With this in mind, the team stayed in villages, spoke to residents, recorded songs and ceremonies, and traced how stories were told in different courtyards. They also assisted local artisans in securing Intellectual Property Rights (IPR) for kandangi cotton saris (traditional Chettinad cotton saris), which use eco-friendly dyes.

Building a public archive that anyone can walk into

The project, slated for completion in March 2026, will culminate in a public website, a documentary, and exhibitions. Its true success lies in its potential to change the conversation around heritage conservation in India.

As the team looks ahead, Balakrishnan identifies a key gap in the current ecosystem. “The accessibility of the particular resources is very low. Even though the people are digitalising, everything is in the form of research reports or PhD theses, it's not made accessible to the public.”

The vision is for the public to walk into a Chettinad home without needing to step into one physically, a crucial step given that many original structures are ageing and may change significantly over the coming years.
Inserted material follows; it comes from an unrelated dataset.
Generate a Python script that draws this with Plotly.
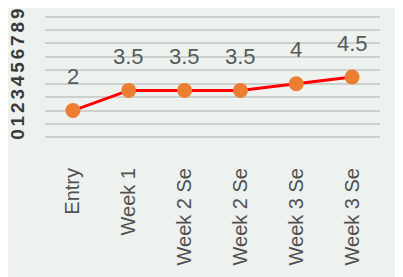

To an outsider, these mansions may look like relics of wealth. To Chettinad, they are living archives of migration, trade, women’s labour, ecological intelligence, and culturally coded design.

Somewhere in the middle of a still village lane, as a 360-degree camera captures the echo of footsteps inside a fading veranda, you realise what is at stake. This documentation becomes an act of remembering, carried out before forgetting becomes inevitable.